Your task
For the listing below, give the number of lines in which "Write" occurs. Add nothing.

Records for the task
>> Begin

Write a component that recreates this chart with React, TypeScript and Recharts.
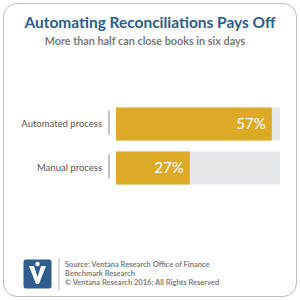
import React from 'react';
import { BarChart, Bar, XAxis, YAxis, LabelList } from 'recharts';

// 프로세스 유형별 6일 내 결산 완료 비율
const categories = ['Automated process', 'Manual process'];
const shares = [57, 27];
const axisMax = 60;

const title = 'Automating Reconciliations Pays Off';
const subtitle = 'More than half can close books in six days';
const sourceLines = [
  'Source: Ventana Research Office of Finance',
  'Benchmark Research',
  '© Ventana Research 2016; All Rights Reserved',
];

const chartData = categories.map((name, i) => ({ name, value: shares[i] }));

const FONT = 'Lato, "Open Sans", sans-serif';

// 카테고리 라벨 + 세로 구분선
const CategoryTick = (props: any) => {
  const { x, y, payload } = props;
  return (
    <g>
      <text
        x={x}
        y={y}
        dy={3.5}
        textAnchor="end"
        fontFamily={FONT}
        fontSize={9.5}
        fill="#555"
      >
        {payload.value}
      </text>
      <line x1={x + 7} x2={x + 7} y1={y - 13} y2={y + 11} stroke="#999" strokeWidth={1.2} />
    </g>
  );
};

const App: React.FC = () => {
  return (
    <div
      style={{
        position: 'absolute',
        left: 0,
        top: 0,
        width: 300,
        height: 300,
        background: '#fff',
        fontFamily: FONT,
      }}
    >
      <div
        style={{
          position: 'absolute',
          left: 3,
          top: 3,
          width: 292,
          height: 292,
          border: '1.5px solid #bdbdbd',
          borderRadius: 14,
        }}
      />
      <svg width={300} height={300} style={{ position: 'absolute', left: 0, top: 0 }}>
        <text
          x={150}
          y={27.5}
          textAnchor="middle"
          fontFamily={FONT}
          fontWeight={700}
          fontSize={16}
          textLength={251}
          lengthAdjust="spacingAndGlyphs"
          fill="#2c5c8e"
        >
          {title}
        </text>
        <text x={145} y={45} textAnchor="middle" fontFamily={FONT} fontWeight={700} fontSize={10.8} fill="#7a7a7a">
          {subtitle}
        </text>
        {/* 로고 */}
        <rect x={23.5} y={259.5} width={28} height={29} rx={2.5} fill="#2e5d8e" />
        <path d="M29 266 L34 266 L37.5 277 L41 266 L46 266 L39 284 L36 284 Z" fill="#fff" />
        <circle cx={37.5} cy={264} r={2.2} fill="#fff" />
        <line x1={59} x2={59} y1={258} y2={290} stroke="#c4c4c4" strokeWidth={1.2} />
        {sourceLines.map((line, i) => (
          <text key={i} x={65} y={267 + i * 9} fontFamily={FONT} fontWeight={700} fontSize={7.5} fill="#808080">
            {line}
          </text>
        ))}
      </svg>
      <div style={{ position: 'absolute', left: 0, top: 0 }}>
        <BarChart
          width={300}
          height={300}
          data={chartData}
          layout="vertical"
          margin={{ top: 101.5, right: 20, left: 0, bottom: 110.5 }}
        >
          <XAxis type="number" domain={[0, axisMax]} hide />
          <YAxis
            type="category"
            dataKey="name"
            width={116}
            axisLine={false}
            tickLine={false}
            tickMargin={8}
            tick={<CategoryTick />}
          />
          <Bar
            dataKey="value"
            fill="#dcaa26"
            barSize={33}
            background={{ fill: '#e6e7e8' }}
            isAnimationActive={false}
          >
            <LabelList
              dataKey="value"
              position="insideRight"
              offset={6}
              formatter={(v: any) => `${v}%`}
              fill="#fff"
              fontSize={15}
              fontFamily={FONT}
            />
          </Bar>
        </BarChart>
      </div>
    </div>
  );
};

export default App;
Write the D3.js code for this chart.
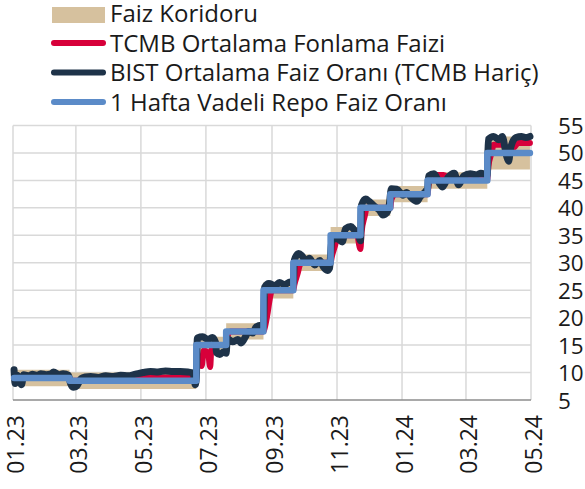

>> End

Task result
2